I'm sure you've heard by now about Senator Larry Craig's arrest and guilty plea for "disorderly conduct" in a men's room at the Minneapolis airport. The strange details - and I mean strange - can be found here.
Some prominent conservatives - Hugh Hewitt for one - are calling for Craig to resign. And the Senator has already resigned from the Romney campaign as US Senate co-chair. He issued this statement late yesterday afternoon:
"At the time of this incident, I complained to the police that they were misconstruing my actions. I was not involved in any inappropriate conduct," said Craig, who is married, and up for reelection in 2008. "I should have had the advice of counsel in resolving this matter. In hindsight, I should not have pled guilty. "I was trying to handle this matter myself quickly and expeditiously."
And the Idaho Statesman,
who investigated Craig earlier in the year trying to confirm his homosexuality, brought some of the allegations out into the open for the first time:
In an interview on May 14, Craig told the Idaho Statesman he'd never engaged in sex with a man or solicited sex with a man. The Craig interview was the culmination of a Statesman investigation that began after a blogger accused Craig of homosexual sex in October.

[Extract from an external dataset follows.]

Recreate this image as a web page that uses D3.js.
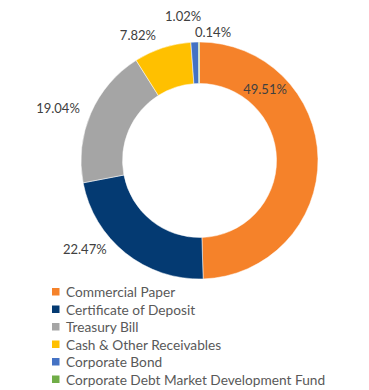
<!DOCTYPE html>
<html>
<head>
<meta charset="utf-8">
<script src="https://cdn.jsdelivr.net/npm/d3@7"></script>
<style>
  body { margin: 0; background: #fff; }
  svg { display: block; font-family: Lato, "Open Sans", sans-serif; }
</style>
</head>
<body>
<div id="chart"></div>
<script>
// portfolio allocation (%)
const categories = ["Commercial Paper", "Certificate of Deposit", "Treasury Bill",
    "Cash & Other Receivables", "Corporate Bond", "Corporate Debt Market Development Fund"];
const shares = [49.51, 22.47, 19.04, 7.82, 1.02, 0.14];
const colors = ["#F5822A", "#043A72", "#A5A5A5", "#FFC000", "#4472C4", "#70AD47"];
// where each data label sits: angle (deg, clockwise from top) and distance from centre
const labelAngle = [42.5, 232.3, 290.4, 333.9, 353.5, 6];
const labelRadius = [97, 145, 151, 140, 145, 129];

const width = 369, height = 390;
const cx = 199.5, cy = 160.5,
    outerRadius = 118.5, innerRadius = 77;

const svg = d3.select("#chart").append("svg")
    .attr("width", width)
    .attr("height", height);

const g = svg.append("g")
    .attr("transform", "translate(" + cx + "," + cy + ")");

const pie = d3.pie().sort(null).value(d => d);
const arc = d3.arc().innerRadius(innerRadius).outerRadius(outerRadius);

g.selectAll("path")
    .data(pie(shares))
    .enter()
    .append("path")
    .attr("d", arc)
    .attr("fill", (d, i) => colors[i])
    .attr("stroke", "#fff")
    .attr("stroke-width", 0.5);

const rad = d => d * Math.PI / 180;

g.selectAll("text.lbl")
    .data(shares)
    .enter()
    .append("text")
    .attr("class", "lbl")
    .attr("x", (d, i) => Math.sin(rad(labelAngle[i])) * labelRadius[i])
    .attr("y", (d, i) => -Math.cos(rad(labelAngle[i])) * labelRadius[i])
    .attr("text-anchor", "middle")
    .attr("dominant-baseline", "central")
    .attr("font-size", 13)
    .attr("fill", "#404040")
    .text(d => d.toFixed(2) + "%");

// legend
const legend = svg.append("g")
    .attr("transform", "translate(52,291.5)");

const rows = legend.selectAll("g")
    .data(categories)
    .enter()
    .append("g")
    .attr("transform", (d, i) => "translate(0," + i * 17.5 + ")");

rows.append("rect")
    .attr("x", 0)
    .attr("y", -3.5)
    .attr("width", 7.5)
    .attr("height", 7.5)
    .attr("fill", (d, i) => colors[i]);

rows.append("text")
    .attr("x", 14)
    .attr("y", 0)
    .attr("dominant-baseline", "central")
    .attr("font-size", 13.7)
    .attr("fill", "#595959")
    .text(d => d);
</script>
</body>
</html>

Over five months, the Statesman examined rumors about Craig dating to his college days and his 1982 pre-emptive denial that he had sex with underage congressional pages.
The most serious finding by the Statesman was the report by a professional man with close ties to Republican officials. The 40-year-old man reported having oral sex with Craig at Washington's Union Station, probably in 2004. The Statesman also spoke with a man who said Craig made a sexual advance toward him at the University of Idaho in 1967 and a man who said Craig "cruised" him for sex in 1994 at the REI store in Boise. The Statesman also explored dozens of allegations that proved untrue, unclear or unverifiable.
The question isn't can a Senator be homosexual. The question is can someone who has spent a political career engaged in what is widely seen as anti-gay advocacy be anything less than a towering hypocrite? That and the purely political calculus involved in the Republicans trying to retake the Senate in 2008 adds up to the probability that for the good of the party, in my personal opinion, Craig should resign.